Collect each line holding the string "this".
----------------
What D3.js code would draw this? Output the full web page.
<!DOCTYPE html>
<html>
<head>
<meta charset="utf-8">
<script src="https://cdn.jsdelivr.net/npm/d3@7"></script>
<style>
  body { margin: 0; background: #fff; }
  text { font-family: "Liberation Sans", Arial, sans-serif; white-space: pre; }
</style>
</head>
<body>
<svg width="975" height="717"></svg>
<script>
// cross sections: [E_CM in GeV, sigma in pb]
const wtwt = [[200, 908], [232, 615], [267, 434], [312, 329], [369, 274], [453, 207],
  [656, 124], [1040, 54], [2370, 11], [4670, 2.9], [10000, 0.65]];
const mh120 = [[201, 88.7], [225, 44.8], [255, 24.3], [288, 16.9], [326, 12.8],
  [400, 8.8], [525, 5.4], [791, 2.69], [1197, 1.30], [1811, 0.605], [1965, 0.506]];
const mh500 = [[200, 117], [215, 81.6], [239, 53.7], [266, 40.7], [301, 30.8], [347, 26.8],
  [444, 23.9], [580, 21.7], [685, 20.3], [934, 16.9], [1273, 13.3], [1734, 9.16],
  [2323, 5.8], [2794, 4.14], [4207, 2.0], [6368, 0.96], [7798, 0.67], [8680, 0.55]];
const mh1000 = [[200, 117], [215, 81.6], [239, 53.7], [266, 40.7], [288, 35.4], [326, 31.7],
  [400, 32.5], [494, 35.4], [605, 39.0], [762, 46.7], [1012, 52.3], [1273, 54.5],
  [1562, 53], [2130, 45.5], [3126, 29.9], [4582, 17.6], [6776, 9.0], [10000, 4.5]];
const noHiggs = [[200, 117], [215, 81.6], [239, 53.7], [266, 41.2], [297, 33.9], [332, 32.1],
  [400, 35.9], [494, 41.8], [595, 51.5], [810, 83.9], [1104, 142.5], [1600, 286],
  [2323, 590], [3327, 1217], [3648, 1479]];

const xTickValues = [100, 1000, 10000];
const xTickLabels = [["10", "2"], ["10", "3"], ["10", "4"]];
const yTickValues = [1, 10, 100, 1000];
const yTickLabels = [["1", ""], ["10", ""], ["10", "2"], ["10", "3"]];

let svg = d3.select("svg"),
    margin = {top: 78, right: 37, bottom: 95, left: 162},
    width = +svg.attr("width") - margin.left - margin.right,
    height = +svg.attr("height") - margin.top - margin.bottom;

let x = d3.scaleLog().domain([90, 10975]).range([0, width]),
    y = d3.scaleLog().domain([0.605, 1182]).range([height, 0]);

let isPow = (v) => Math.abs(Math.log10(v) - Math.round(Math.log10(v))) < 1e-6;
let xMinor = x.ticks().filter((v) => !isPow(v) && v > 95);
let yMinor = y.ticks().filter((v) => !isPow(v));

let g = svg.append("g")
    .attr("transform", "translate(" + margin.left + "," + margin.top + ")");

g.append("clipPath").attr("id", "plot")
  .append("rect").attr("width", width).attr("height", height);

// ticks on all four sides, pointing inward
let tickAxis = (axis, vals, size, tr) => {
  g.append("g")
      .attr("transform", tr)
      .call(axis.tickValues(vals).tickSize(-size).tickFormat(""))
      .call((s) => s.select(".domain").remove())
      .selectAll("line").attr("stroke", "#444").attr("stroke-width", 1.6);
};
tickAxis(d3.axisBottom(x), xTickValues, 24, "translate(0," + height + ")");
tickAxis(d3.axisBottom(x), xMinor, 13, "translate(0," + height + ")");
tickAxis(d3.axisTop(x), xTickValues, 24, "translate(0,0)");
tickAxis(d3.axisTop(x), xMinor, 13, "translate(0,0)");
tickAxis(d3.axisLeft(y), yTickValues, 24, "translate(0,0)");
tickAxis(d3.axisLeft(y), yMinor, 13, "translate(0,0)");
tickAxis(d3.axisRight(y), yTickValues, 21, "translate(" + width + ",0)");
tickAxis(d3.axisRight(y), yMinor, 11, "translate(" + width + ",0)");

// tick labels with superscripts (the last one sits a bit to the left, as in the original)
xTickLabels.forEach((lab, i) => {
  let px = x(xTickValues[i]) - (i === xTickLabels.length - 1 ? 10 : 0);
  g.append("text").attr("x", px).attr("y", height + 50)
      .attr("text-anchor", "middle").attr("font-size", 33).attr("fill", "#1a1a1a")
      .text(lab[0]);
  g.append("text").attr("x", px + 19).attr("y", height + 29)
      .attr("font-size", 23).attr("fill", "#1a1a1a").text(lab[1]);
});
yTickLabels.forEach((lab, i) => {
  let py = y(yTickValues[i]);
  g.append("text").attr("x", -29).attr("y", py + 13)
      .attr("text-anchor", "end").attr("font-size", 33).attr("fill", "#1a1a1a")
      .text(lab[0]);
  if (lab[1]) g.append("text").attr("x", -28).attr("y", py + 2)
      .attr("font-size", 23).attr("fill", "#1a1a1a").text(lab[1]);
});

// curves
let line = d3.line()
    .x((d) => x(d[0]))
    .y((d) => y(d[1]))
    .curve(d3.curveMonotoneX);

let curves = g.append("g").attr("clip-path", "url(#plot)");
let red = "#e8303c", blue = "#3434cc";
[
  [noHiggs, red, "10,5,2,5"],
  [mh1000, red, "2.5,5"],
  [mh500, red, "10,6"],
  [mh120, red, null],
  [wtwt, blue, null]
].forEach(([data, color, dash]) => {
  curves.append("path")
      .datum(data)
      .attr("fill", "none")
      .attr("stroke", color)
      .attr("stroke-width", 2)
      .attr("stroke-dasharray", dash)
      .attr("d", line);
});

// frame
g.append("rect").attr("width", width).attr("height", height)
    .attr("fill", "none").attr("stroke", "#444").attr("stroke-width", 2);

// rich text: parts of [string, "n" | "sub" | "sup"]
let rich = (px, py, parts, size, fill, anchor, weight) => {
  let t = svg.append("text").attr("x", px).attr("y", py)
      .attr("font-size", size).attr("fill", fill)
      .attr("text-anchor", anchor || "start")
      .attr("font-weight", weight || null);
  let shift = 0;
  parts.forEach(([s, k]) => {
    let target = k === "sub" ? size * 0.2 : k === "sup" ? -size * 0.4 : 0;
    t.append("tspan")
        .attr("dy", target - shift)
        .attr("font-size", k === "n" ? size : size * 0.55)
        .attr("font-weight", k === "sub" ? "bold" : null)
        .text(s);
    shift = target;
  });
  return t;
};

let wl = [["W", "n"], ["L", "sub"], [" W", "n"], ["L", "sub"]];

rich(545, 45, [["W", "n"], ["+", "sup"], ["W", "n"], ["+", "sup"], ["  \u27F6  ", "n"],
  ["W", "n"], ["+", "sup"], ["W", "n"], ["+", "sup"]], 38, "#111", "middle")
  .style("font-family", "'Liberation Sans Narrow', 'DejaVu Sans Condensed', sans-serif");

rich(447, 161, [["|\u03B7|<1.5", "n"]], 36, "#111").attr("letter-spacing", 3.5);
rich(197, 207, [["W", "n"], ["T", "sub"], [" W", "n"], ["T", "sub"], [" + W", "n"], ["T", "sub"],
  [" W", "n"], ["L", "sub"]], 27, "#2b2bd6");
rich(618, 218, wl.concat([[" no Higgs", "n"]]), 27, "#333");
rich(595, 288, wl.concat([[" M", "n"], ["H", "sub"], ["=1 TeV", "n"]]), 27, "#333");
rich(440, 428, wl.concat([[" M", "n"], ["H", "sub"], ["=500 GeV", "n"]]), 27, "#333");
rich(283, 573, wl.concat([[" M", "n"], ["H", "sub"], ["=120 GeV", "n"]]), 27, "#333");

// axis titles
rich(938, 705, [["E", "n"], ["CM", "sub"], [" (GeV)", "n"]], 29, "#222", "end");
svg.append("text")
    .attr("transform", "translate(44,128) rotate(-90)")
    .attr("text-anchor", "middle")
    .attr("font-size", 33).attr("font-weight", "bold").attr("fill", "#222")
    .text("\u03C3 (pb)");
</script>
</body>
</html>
----------------
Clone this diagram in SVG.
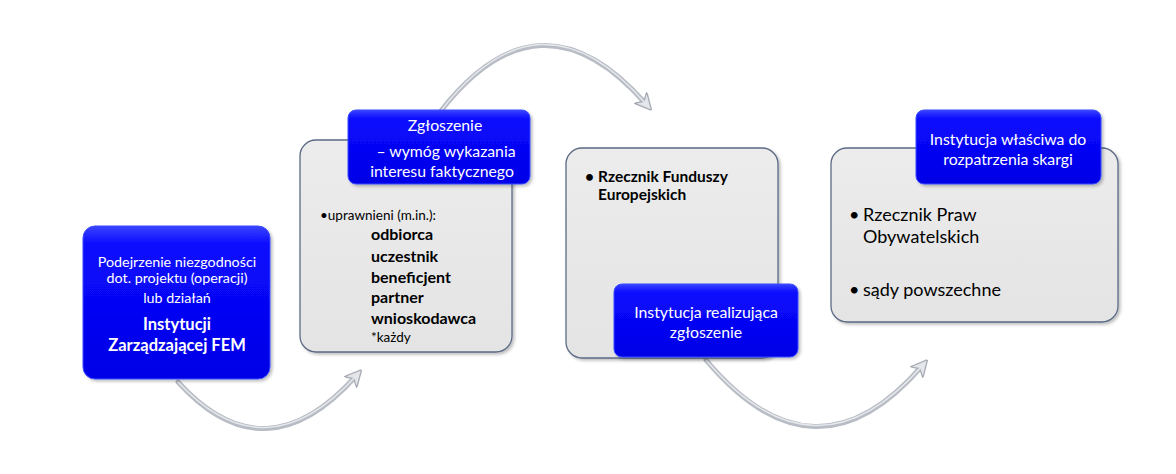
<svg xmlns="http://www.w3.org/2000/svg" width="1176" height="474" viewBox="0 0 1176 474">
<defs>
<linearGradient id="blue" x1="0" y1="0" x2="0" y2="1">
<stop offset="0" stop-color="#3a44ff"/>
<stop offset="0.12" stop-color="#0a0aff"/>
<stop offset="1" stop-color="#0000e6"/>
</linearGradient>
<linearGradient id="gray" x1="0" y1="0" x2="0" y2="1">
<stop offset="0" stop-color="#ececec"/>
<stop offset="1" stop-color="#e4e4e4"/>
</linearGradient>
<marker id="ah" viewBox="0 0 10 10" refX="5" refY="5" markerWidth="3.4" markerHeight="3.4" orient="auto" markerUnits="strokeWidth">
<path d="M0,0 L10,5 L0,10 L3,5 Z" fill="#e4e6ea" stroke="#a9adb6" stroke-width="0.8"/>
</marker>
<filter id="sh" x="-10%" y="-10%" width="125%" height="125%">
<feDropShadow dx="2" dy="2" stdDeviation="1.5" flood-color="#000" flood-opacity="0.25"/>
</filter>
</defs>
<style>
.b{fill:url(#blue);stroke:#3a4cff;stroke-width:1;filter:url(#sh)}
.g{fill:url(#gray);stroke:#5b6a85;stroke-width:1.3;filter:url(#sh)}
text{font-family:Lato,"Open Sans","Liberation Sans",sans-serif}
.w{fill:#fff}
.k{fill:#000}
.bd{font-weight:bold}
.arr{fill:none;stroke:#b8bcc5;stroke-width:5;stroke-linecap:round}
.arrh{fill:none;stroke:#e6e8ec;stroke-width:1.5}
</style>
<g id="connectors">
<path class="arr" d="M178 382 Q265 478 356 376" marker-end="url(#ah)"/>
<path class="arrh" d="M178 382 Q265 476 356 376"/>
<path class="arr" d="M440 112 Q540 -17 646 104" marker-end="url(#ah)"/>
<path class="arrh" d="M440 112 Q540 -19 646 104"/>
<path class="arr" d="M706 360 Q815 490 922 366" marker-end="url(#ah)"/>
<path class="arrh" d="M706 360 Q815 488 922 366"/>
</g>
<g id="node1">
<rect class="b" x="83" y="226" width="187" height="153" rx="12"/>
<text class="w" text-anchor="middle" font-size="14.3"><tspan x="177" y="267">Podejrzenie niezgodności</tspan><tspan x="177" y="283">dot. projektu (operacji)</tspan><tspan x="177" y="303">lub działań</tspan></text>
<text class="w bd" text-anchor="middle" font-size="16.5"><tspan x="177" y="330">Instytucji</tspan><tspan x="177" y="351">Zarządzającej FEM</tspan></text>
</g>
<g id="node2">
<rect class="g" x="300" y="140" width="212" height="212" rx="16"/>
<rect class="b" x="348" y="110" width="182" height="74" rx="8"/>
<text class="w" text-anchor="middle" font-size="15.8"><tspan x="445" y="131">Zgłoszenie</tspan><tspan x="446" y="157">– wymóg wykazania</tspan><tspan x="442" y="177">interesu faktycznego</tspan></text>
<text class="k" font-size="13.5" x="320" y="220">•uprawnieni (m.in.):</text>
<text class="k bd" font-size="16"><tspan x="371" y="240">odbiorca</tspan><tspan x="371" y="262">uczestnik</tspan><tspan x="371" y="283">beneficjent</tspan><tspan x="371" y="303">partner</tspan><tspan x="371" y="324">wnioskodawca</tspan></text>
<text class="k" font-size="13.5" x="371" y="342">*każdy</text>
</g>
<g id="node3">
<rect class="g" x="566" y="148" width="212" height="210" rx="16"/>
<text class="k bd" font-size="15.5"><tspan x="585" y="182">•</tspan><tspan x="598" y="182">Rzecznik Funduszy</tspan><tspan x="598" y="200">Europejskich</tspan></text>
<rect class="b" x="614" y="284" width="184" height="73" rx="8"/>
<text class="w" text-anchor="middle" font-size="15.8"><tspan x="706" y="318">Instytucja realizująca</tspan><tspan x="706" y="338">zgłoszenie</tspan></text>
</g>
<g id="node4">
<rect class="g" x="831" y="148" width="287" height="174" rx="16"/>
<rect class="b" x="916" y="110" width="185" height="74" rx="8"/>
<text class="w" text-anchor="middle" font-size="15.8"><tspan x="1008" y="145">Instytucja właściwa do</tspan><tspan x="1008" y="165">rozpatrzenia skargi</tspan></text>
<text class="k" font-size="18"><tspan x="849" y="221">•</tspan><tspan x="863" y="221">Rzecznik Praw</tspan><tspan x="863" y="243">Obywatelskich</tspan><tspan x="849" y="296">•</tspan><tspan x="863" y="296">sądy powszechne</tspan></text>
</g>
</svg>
----------------
| WRITTEN RESPONSE |
What D3.js code would draw this? Output the full web page.
Clone this diagram in SVG.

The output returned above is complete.